In accordance with Section 12 of Chapter 11 of the Massachusetts General Laws, the Office of the State Auditor has conducted a performance audit of certain activities of the Massachusetts State Lottery Commission (MSLC) for the period April 5, 2019 through March 31, 2020.
We conducted this performance audit in accordance with generally accepted government auditing standards. Those standards require that we plan and perform the audit to obtain sufficient, appropriate evidence to provide a reasonable basis for our findings and conclusions based on our audit objectives. We believe that the evidence obtained provides a reasonable basis for our findings and conclusions based on our audit objectives.
Below is a list of our audit objectives, indicating each question we intended our audit to answer, the conclusion we reached regarding each objective, and where each objective is discussed in the audit findings.
No; see Finding 1
No; see Finding 2
No; see Finding 3
To achieve our audit objectives, we gained an understanding of the internal controls we determined to be relevant to the objectives by reviewing applicable agency policies and procedures, as well as conducting interviews with MSLC’s staff and management.
We performed the following procedures to obtain sufficient, appropriate audit evidence to address the audit objectives.
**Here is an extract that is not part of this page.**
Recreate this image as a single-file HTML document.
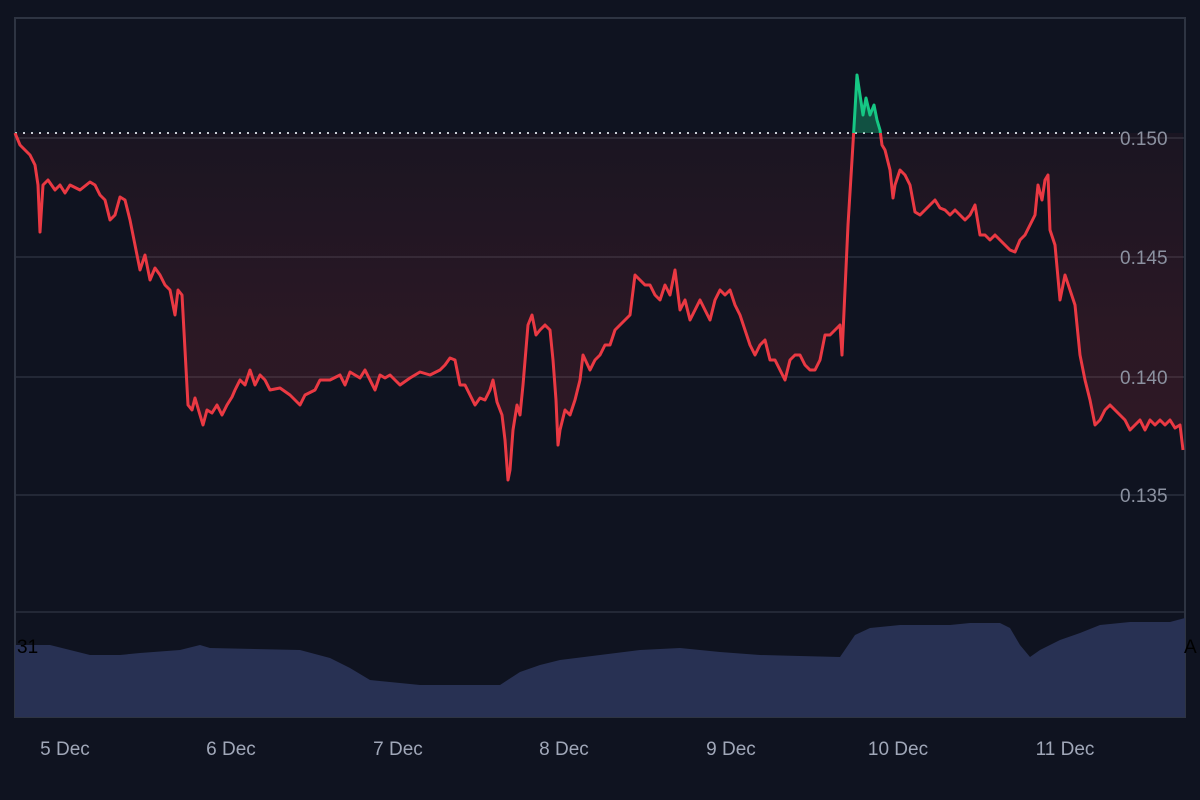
<!DOCTYPE html>
<html><head><meta charset="utf-8"><style>
html,body{margin:0;padding:0;background:#0f1320;}
svg{display:block;font-family:"Liberation Sans",sans-serif;}
</style></head><body>
<svg width="1200" height="800" viewBox="0 0 1200 800">
<defs>
<linearGradient id="rg" gradientUnits="userSpaceOnUse" x1="0" y1="133" x2="0" y2="480"><stop offset="0" stop-color="#ea3943" stop-opacity="0.05"/><stop offset="0.6" stop-color="#ea3943" stop-opacity="0.13"/><stop offset="1" stop-color="#ea3943" stop-opacity="0.15"/></linearGradient>
<clipPath id="below"><rect x="0" y="133" width="1200" height="500"/></clipPath>
<clipPath id="above"><rect x="0" y="0" width="1200" height="133"/></clipPath>
</defs>
<rect width="1200" height="800" fill="#0f1320"/>
<g stroke="#2a303d" stroke-width="1.5">
<line x1="15" y1="257" x2="1185" y2="257"/>
<line x1="15" y1="377" x2="1185" y2="377"/>
<line x1="15" y1="495" x2="1185" y2="495"/>
<line x1="15" y1="138" x2="1185" y2="138"/>
<line x1="15" y1="612" x2="1185" y2="612"/>
</g>
<rect x="15" y="18" width="1170" height="699" fill="none" stroke="#2e3442" stroke-width="2"/>
<polygon fill="#283153" points="15,717 15,645 40,645 50,645 70,650 90,655 120,655 140,653 180,650 200,645 210,648 300,650 330,658 350,668 370,680 400,683 420,685 500,685 520,672 540,665 560,660 600,655 640,650 680,648 720,652 760,655 800,656 840,657 855,635 870,628 900,625 950,625 970,623 1000,623 1010,628 1020,645 1030,657 1040,650 1060,640 1080,633 1100,625 1130,622 1170,622 1185,618 1185,717"/>
<text x="17" y="653" font-size="19" fill="#000">31</text>
<text x="1184" y="653" font-size="19" fill="#000">A</text>
<polygon id="area" fill="url(#rg)" clip-path="url(#below)" points=""/>
<line x1="15" y1="133" x2="1120" y2="133" stroke="#c8ccd4" stroke-width="2" stroke-dasharray="2,6"/>
<g font-size="19" fill="#8b91a0">
<text x="1120" y="145">0.150</text>
<text x="1120" y="264">0.145</text>
<text x="1120" y="384">0.140</text>
<text x="1120" y="502">0.135</text>
</g>
<g font-size="19" fill="#a0a7b8" text-anchor="middle">
<text x="65" y="755">5 Dec</text><text x="231" y="755">6 Dec</text><text x="398" y="755">7 Dec</text><text x="564" y="755">8 Dec</text><text x="731" y="755">9 Dec</text><text x="898" y="755">10 Dec</text><text x="1065" y="755">11 Dec</text>
</g>
<g id="lines"></g>
<script>
var p="15,133 20,145 25,150 30,155 35,165 38,185 40,232 43,185 48,180 55,190 60,185 65,193 70,185 80,190 90,182 95,185 100,195 105,200 110,220 115,215 120,197 125,200 130,220 135,245 140,270 145,255 150,280 155,268 160,275 165,285 170,290 175,315 178,290 182,295 185,350 188,405 192,410 195,398 200,415 203,425 207,410 212,413 217,405 222,415 227,405 232,397 235,390 240,380 245,385 250,370 255,385 260,375 265,380 270,390 280,388 290,395 300,405 305,395 315,390 320,380 330,380 340,375 345,385 350,372 360,378 365,370 370,380 375,390 380,375 385,378 390,375 395,380 400,385 410,378 420,372 430,375 440,370 445,365 450,358 455,360 460,385 465,385 470,395 475,405 480,398 485,400 490,390 493,380 497,402 502,415 505,440 508,480 510,470 513,430 517,405 520,415 523,385 528,325 532,315 536,335 540,330 545,325 550,330 553,360 556,400 558,445 560,430 565,410 570,415 575,400 580,380 583,355 590,370 595,360 600,355 605,345 610,345 615,330 620,325 625,320 630,315 635,275 640,280 645,285 650,285 655,295 660,300 665,285 670,295 675,270 680,310 685,300 690,320 695,310 700,300 705,310 710,320 715,300 720,290 725,295 730,290 735,305 740,315 745,330 750,345 755,355 760,345 765,340 770,360 775,360 780,370 785,380 790,360 795,355 800,355 805,365 810,370 815,370 820,360 825,335 830,335 835,330 840,325 842,355 845,290 848,225 852,160 855,110 857,75 860,95 863,115 866,98 870,115 874,105 877,120 880,130 882,145 885,150 890,170 893,198 895,185 900,170 905,175 910,185 915,212 920,215 925,210 930,205 935,200 940,208 945,210 950,215 955,210 960,215 965,220 970,215 975,205 980,235 985,235 990,240 995,235 1000,240 1005,245 1010,250 1015,252 1020,240 1025,235 1030,225 1035,215 1038,185 1042,200 1045,180 1048,175 1050,230 1055,245 1060,300 1065,275 1070,290 1075,305 1080,355 1085,380 1090,400 1095,425 1100,420 1105,410 1110,405 1115,410 1120,415 1125,420 1130,430 1135,425 1140,420 1145,430 1150,420 1155,425 1160,420 1165,425 1170,420 1175,428 1180,425 1183,450";
document.getElementById('area').setAttribute('points','15,133 '+p+' 1183,133');
var NS="http://www.w3.org/2000/svg",g=document.getElementById('lines');
function mk(tag,a){var e=document.createElementNS(NS,tag);for(var k in a)e.setAttribute(k,a[k]);g.appendChild(e);}
mk('polygon',{points:'852,133 '+p.split(' ').filter(function(s){var x=+s.split(',')[0];return x>=852&&x<=882}).join(' ')+' 882,133',fill:'#16c784','fill-opacity':'0.35','clip-path':'url(#above)'});
mk('polyline',{points:p,fill:'none',stroke:'#ea3943','stroke-width':'3','stroke-linejoin':'round','clip-path':'url(#below)'});
mk('polyline',{points:p,fill:'none',stroke:'#16c784','stroke-width':'3','stroke-linejoin':'round','clip-path':'url(#above)'});
</script>
</svg>
</body></html>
Lottery Sales Agent Background Review
We obtained the Enterprise Series (ES) system’s Sales Agents [Criminal Offender Record Information, or CORI] Status Report, which listed all 9,732 lottery sales agents who were active during the audit period. We performed an analysis to determine whether MSLC’s Licensing Department had conducted criminal background reviews for all these agents. Using TeamMate Analytics,3 we determined the following:
- whether, for active lottery sales agent license renewal, the ES system’s CORI Date field was within four years of the last CORI review
- whether, for active lottery sales agents with no original CORI review dates, the ES system’s CORI Date field was empty.
Additionally, we selected a nonstatistical random sample of 25 of the 9,732 lottery sales agents. We obtained and reviewed the ES system’s Agent Summary Sheet to determine whether the date each agent consented to a CORI review, and the last CORI review date, were within the four-year agent license renewal period.
Of the 9,732 lottery sales agents on the Sales Agents CORI Status Report, 367 were people who had applied to be agents during the audit period; we selected a nonstatistical random sample of 25 of these 367. We obtained and reviewed the corresponding CORI reports and credit reviews to ensure that the ES system’s background reviews for applicants had been conducted and approved by MSLC management.
Terminated Lottery Sales Agents
To determine whether MSLC conducted final settlements as required by its procedures, we obtained the Terminated Sales Agents Report, listing all 726 lottery sales agents terminated during our audit period, from the ES system. We randomly and nonstatistically selected 50 terminated agents to determine whether final settlements had been performed for them. We reviewed the final settlement process completed at each agent location to ensure the following:
- that each Instant Ticket Game Partial Book Return Report, which shows the entire scanned partial ticket book inventory at the terminated lottery sales agent’s site, was signed by the lottery sales representative (LSR) and the agent
- that each Instant Ticket Game Full Book Return Report, which shows the entire scanned full ticket book inventory at the terminated lottery sales agent’s site, was signed by the LSR and the agent
- that the instant ticket game books were no longer in the terminated lottery sales agent’s inventory, as shown on the Inventory Movement Report
- that the lottery sales agent and the LSR had signed the Final Settlement Report.
Prize Claim Review
To ensure that MSLC employees and their immediate household members did not claim prizes, which they are prohibited from doing by Section 31 of Chapter 10 of the General Laws, we obtained a list of lottery claim winners from the ES system (representing 155,258 claims processed during our audit period), and a list of MSLC employees and their home addresses, from the Commonwealth Information Warehouse (CIW). We compared the addresses listed for all 155,258 claims to the home addresses of MSLC employees from the CIW list.
Whenever sampling was used, we applied a nonstatistical approach, and as a result, we did not project our results to the entire population.
We assessed the reliability of the data obtained from the ES system by interviewing knowledgeable MSLC personnel about the ES system and testing the data for missing records or fields, duplicate records, invalid identifiers, and report dates outside our audit period. We tested ES system controls, which included security management, access control, and segregation of duties, and determined whether configuration management and contingency planning policies were in place during the audit period. We selected 20 active lottery sales agents from the ES system’s Active Sales Agent Report and traced each agent’s information (such as name, CORI report status, and credit review status) to the agent application forms. From our data reliability analysis and information system control testing, we found that the data in the ES system were reliable for the purposes of our audit objectives.